The public's gross misunderstanding of these issues arises over a set of mis-statements made in recent years especially focusing on the Bakken shale oil basin on North Dakota, the various shale gas plays around the country, and the tar sands of Canada (which so many spinmeisters seem to regard as belonging to the United States). The true state of the US oil industry is that we only barely stalled a 40-year decline in oil production by throwing massive amounts of money (capital) at oil reserves that are very expensive and difficult to get. In so far as we've entered the terminal stage of a long debt cycle, one thing we can be sure of is a shrinking pool of real capital investment. Hence the frantic propaganda effort to funnel remaining available money into the shale plays.
A companion fantasy to all this is that the US has a hundred year supply of natural gas. President Obama is guilty of this whopper. (One commentator, financier Bert Dohmen, made the ridiculous claim in a recent podcast on the Financial Sense News Network, that the US has a thousand year supply.) These are the kinds of irresponsible statements that will eventually inflame a public yet again swindled by authorities they desperately want to trust. The truth is we probably have perhaps a seven-year supply of shale gas, and maybe 20 of all gas including the regular old conventional gas. And even that could easily be reduced by the disorders in capital formation now underway in the destabilizing banking sector.
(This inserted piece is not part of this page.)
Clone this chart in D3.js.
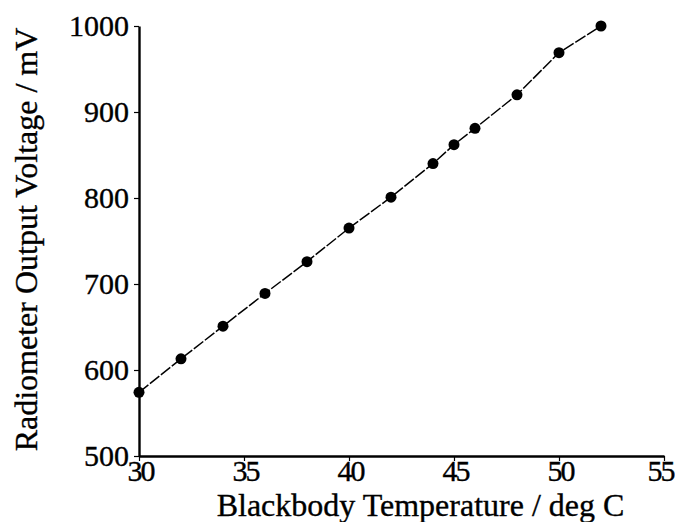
<!DOCTYPE html>
<html>
<head>
<meta charset="utf-8">
<script src="https://cdn.jsdelivr.net/npm/d3@7"></script>
<style>
  html, body { margin: 0; padding: 0; background: #fff; }
  svg { display: block; }
  text { font-family: "Liberation Serif", "Times New Roman", serif; fill: #000; stroke: #000; stroke-width: 0.35px; }
</style>
</head>
<body>
<svg id="chart" width="675" height="522"></svg>
<script>
const temperatures = [30, 32, 34, 36, 38, 40, 42, 44, 45, 46, 48, 50, 52];
const voltages = [574, 613, 651, 689, 726, 765, 801, 840, 862, 881, 920, 969, 1000];
const xTicks = [30, 35, 40, 45, 50, 55];
const yTicks = [500, 600, 700, 800, 900, 1000];
const xTitle = "Blackbody Temperature / deg C";
const yTitle = "Radiometer Output Voltage / mV";

const svg = d3.select("#chart");
const mLeft = 139, mRight = 664, mTop = 26, mBottom = 456;

const x = d3.scaleLinear().domain([30, 55]).range([mLeft, mRight]);
const y = d3.scaleLinear().domain([500, 1000]).range([mBottom, mTop]);

const xAxis = svg.append("g").attr("transform", `translate(0,${mBottom})`)
  .call(d3.axisBottom(x).tickValues(xTicks).tickSizeInner(5).tickSizeOuter(0).tickPadding(-1).tickFormat(d3.format("d")));
const yAxis = svg.append("g").attr("transform", `translate(${mLeft},0)`)
  .call(d3.axisLeft(y).tickValues(yTicks).tickSizeInner(5).tickSizeOuter(0).tickPadding(5).tickFormat(d3.format("d")));

[xAxis, yAxis].forEach(g => {
  g.select(".domain").attr("stroke", "#000").attr("stroke-width", 2.4);
  g.selectAll(".tick line").attr("stroke", "#000").attr("stroke-width", 1.2);
  g.selectAll(".tick text").attr("font-family", "Liberation Serif, serif")
    .attr("font-size", 30).attr("fill", "#000");
});
xAxis.selectAll(".tick text").attr("letter-spacing", -2)
  .attr("dx", (d, i, n) => i === n.length - 1 ? -4 : 1);

const data = temperatures.map((t, i) => ({t, v: voltages[i]}));

svg.append("path")
  .datum(data)
  .attr("fill", "none")
  .attr("stroke", "#000")
  .attr("stroke-width", 1.5)
  .attr("stroke-dasharray", "12,2")
  .attr("d", d3.line().x(d => x(d.t)).y(d => y(d.v)));

svg.append("g").selectAll("circle")
  .data(data)
  .join("circle")
  .attr("cx", d => x(d.t))
  .attr("cy", d => y(d.v))
  .attr("r", 5.5)
  .attr("fill", "#000");

svg.append("text")
  .attr("x", (219 + 622) / 2)
  .attr("y", 516)
  .attr("text-anchor", "middle")
  .attr("font-size", 32)
  .text(xTitle);

svg.append("text")
  .attr("transform", `translate(37,${(27 + 452) / 2}) rotate(-90)`)
  .attr("text-anchor", "middle")
  .attr("font-size", 32)
  .text(yTitle);
</script>
</body>
</html>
In any case, all this wishing and lying is about to collide with price volatility to make the American voting public absolutely batshit crazy with dread and anger. That, of course, will only prompt more lying, whopper-spinning, and grievance-flogging in the political arena. It will be nearly impossible for the public to evaluate reality. In the meantime, those disorders in banking and financial markets are close to running out of control. Events are tending ever closer to criticality. I believe they will be expressed in political violence around the major party conventions this summer. Those will be interesting fog-lifting weeks.